Special focus was put on a few export distribution hubs, including Guangzhou in Guangdong province, Yiwu in Zhejiang province and Urumqi in the Xinjiang Uygur autonomous region.

To address the outstanding problems, authorities have conducted routine on-site checks to get a clear picture of manufacturers' real production capacities and to curb exporters' attempts to evade inspections or use fake quarantine approval certificates, he said.

On May 12, inspection teams and police in Shenzhen, Guangdong, targeted an illegal cell phone factory and found pirated products worth 3.7 million yuan ($570,000), including 1,377 fakes modeled on Apple, Nokia and Sony Ericsson phones.

Wang Xin, director of the administration's inspection supervision, said the nine-month crackdown on counterfeits and inferior goods had effectively promoted the image of Chinese exports.
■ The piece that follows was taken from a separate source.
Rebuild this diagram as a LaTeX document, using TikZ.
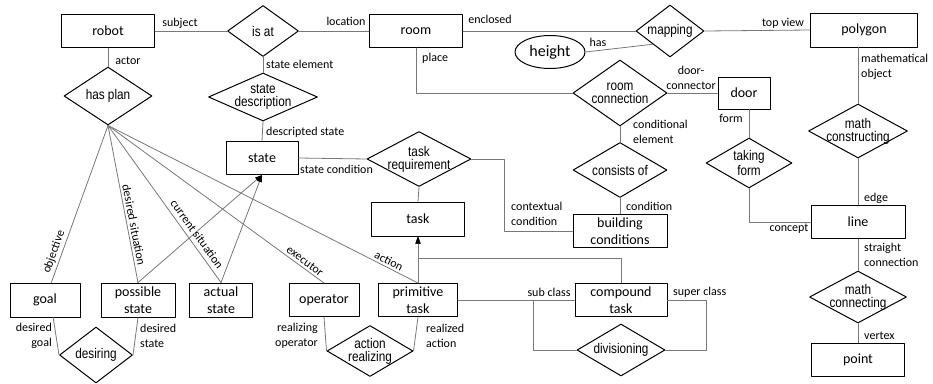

He cited the strict checks at Chinese ports for industrial exports to Africa, which since last October had helped stop 242 shipments of fake or poor-quality goods worth $16.3 million.

Authorities have also run thorough inspections of 257 Chinese firms that appeared on a blacklist for Egypt's Ministry of Industry and Foreign Trade for allegedly using forged pre-shipment quarantine inspection certificates, and have handed heavy penalties to confirmed offenders.

Huang Xingjun, who manages a factory in Handan, Hebei province, that sells clothes to German clients, said quarantine inspections have steadily strengthened over the past few years. "Every year there are some new test items and an expanding list of requirements," he said.

Yao Xinchao, a professor of international trade at the University of International Business and Economics in Beijing, said "made-in-China" products have long encountered tight scrutiny among importers in developed countries.

Chinese exports, he said, "generally have better quality than those sold in the domestic market because foreign importers require higher standards than those in China".

The recent escalator accident that killed a 13-year-old boy at a Beijing subway station showed that overall standards for product quality remain unsatisfactory in China, and government authorities should raise standards and strengthen efforts to conduct strict supervisions, Yao added.